• DIRECTIVE:
Copy the material that follows word for word and omit its pictures.
-------------------------
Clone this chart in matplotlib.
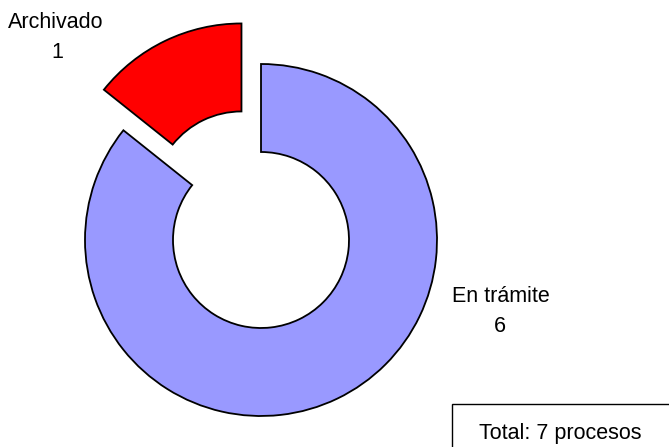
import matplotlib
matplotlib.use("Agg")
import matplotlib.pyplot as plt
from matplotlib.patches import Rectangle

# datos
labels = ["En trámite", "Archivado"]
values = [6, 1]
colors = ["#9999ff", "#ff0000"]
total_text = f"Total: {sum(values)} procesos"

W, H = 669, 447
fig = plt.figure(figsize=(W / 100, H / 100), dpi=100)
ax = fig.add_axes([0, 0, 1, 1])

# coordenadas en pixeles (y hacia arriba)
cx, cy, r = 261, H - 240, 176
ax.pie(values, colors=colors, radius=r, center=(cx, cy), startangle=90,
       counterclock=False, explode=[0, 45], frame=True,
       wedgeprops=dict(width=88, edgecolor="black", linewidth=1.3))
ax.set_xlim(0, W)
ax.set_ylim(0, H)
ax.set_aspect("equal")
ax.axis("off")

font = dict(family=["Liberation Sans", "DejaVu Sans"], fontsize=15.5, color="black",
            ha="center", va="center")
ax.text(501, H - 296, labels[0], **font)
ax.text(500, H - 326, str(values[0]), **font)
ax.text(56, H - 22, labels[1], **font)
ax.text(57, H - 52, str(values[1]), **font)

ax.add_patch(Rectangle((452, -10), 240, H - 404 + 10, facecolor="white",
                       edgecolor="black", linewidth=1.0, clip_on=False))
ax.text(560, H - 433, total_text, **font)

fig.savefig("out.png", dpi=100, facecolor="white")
-------------------------
• RIGHT ANSWER:
Clone this chart in matplotlib.
import matplotlib
matplotlib.use("Agg")
import matplotlib.pyplot as plt
from matplotlib.patches import Rectangle

# datos
labels = ["En trámite", "Archivado"]
values = [6, 1]
colors = ["#9999ff", "#ff0000"]
total_text = f"Total: {sum(values)} procesos"

W, H = 669, 447
fig = plt.figure(figsize=(W / 100, H / 100), dpi=100)
ax = fig.add_axes([0, 0, 1, 1])

# coordenadas en pixeles (y hacia arriba)
cx, cy, r = 261, H - 240, 176
ax.pie(values, colors=colors, radius=r, center=(cx, cy), startangle=90,
       counterclock=False, explode=[0, 45], frame=True,
       wedgeprops=dict(width=88, edgecolor="black", linewidth=1.3))
ax.set_xlim(0, W)
ax.set_ylim(0, H)
ax.set_aspect("equal")
ax.axis("off")

font = dict(family=["Liberation Sans", "DejaVu Sans"], fontsize=15.5, color="black",
            ha="center", va="center")
ax.text(501, H - 296, labels[0], **font)
ax.text(500, H - 326, str(values[0]), **font)
ax.text(56, H - 22, labels[1], **font)
ax.text(57, H - 52, str(values[1]), **font)

ax.add_patch(Rectangle((452, -10), 240, H - 404 + 10, facecolor="white",
                       edgecolor="black", linewidth=1.0, clip_on=False))
ax.text(560, H - 433, total_text, **font)

fig.savefig("out.png", dpi=100, facecolor="white")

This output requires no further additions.